Monday, May 24, 2010

The Intelligent Investor: You Should Be Worried - WSJ.com


This article appeared over the weekend in the Wall Street Journal but I didn't have the chance to post it.

Seth Klarman is an investing legend, as the article points out, and only occasionally makes comments in public about the markets and investment ideas.

I don't necessary agree with his apocalyptic views on currencies and the fate of the world, but I do agree with one key point: By keeping interest rates at 0%, the government is essentially forcing savers to buy more risky assets. While this might help in the short term - the banks, for example, have considerably more capital cushion than they had a couple of years ago - it is not clear that the longer implications of this policy have been fully considered.

Here's an excerpt from the article:

Some members of the audience gasped audibly when Mr.

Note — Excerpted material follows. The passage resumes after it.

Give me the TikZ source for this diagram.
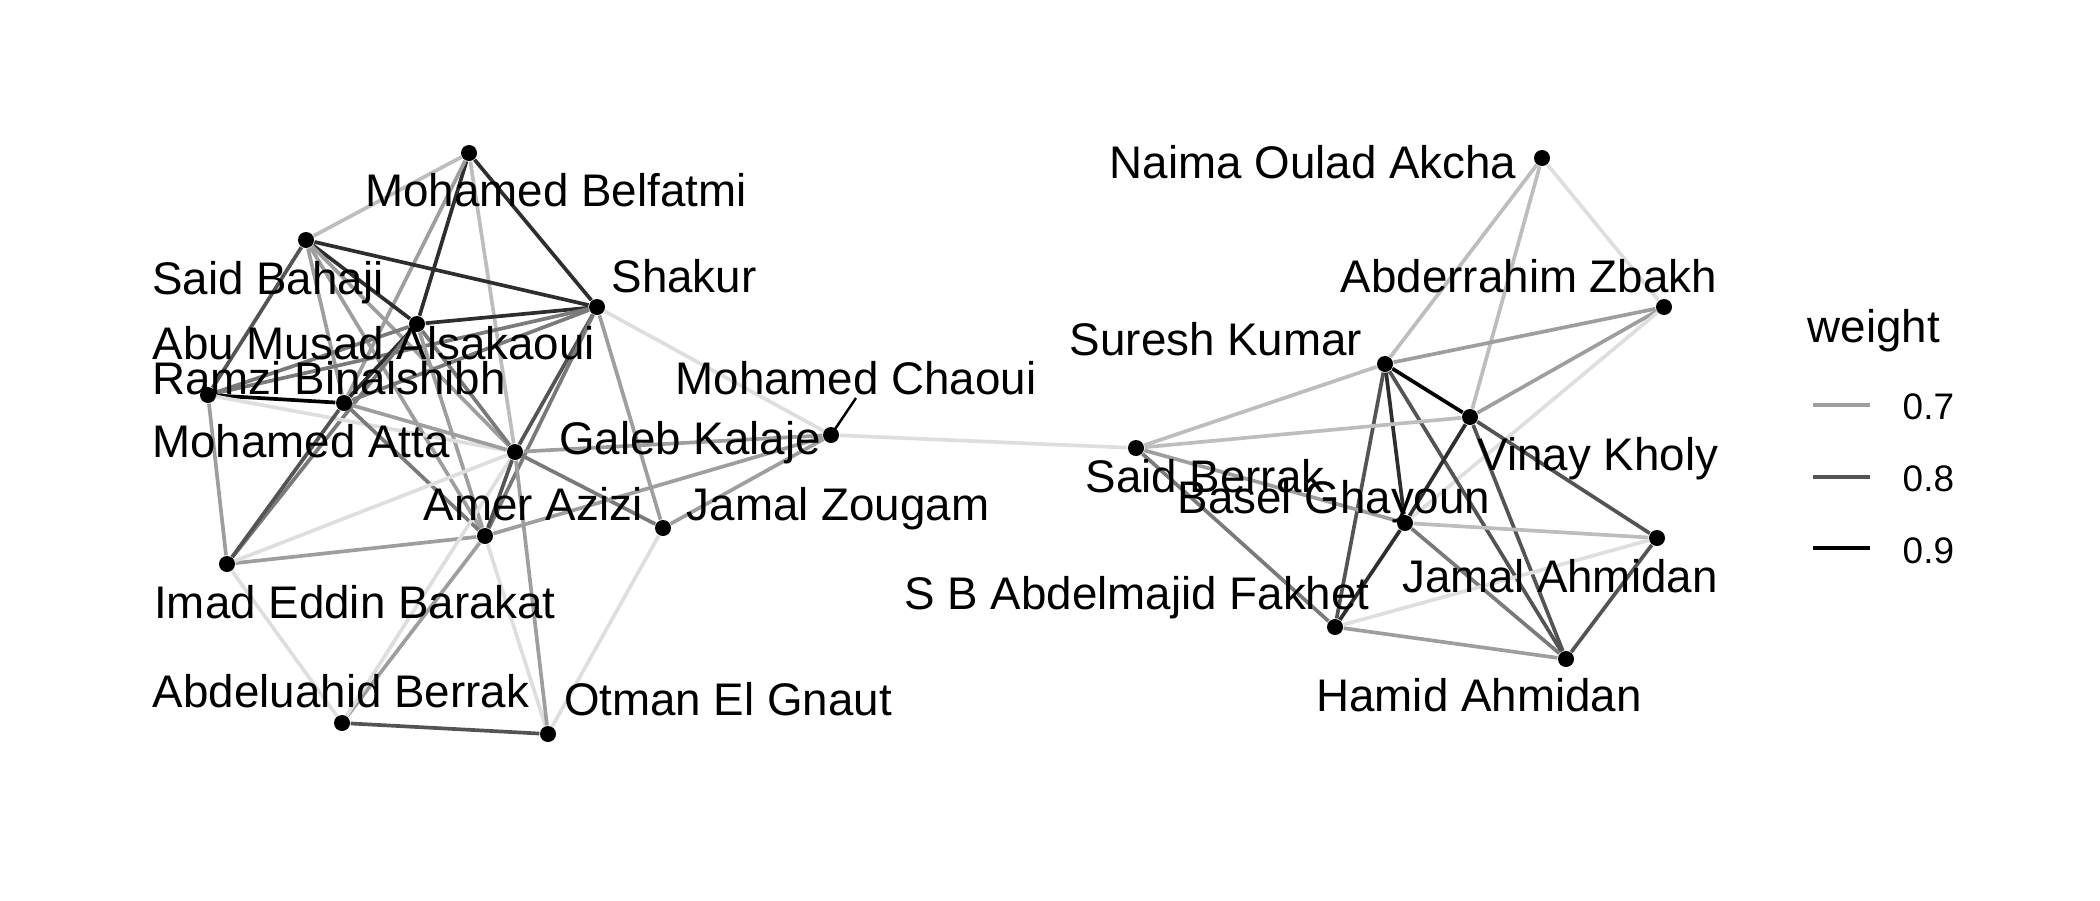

Klarman said, "The government is now in the business of giving bad advice." Later, he got more specific: "By holding interest rates at zero, the government is basically tricking the population into going long on just about every kind of security except cash, at the price of almost certainly not getting an adequate return for the risks they are running. People can't stand earning 0% on their money, so the government is forcing everyone in the investing public to speculate."

"We didn't get the value out of this crisis that we should have," Mr. Klarman told the audience. "For our parents or grandparents, it was awful to have had a Great Depression. But it was in some ways helpful to carry a Depression mentality throughout their later lives, because it meant they were thrifty with their money and prudent in their investment decisions." He added: "All we got out of this crisis was a Really Bad Couple of Weeks mentality."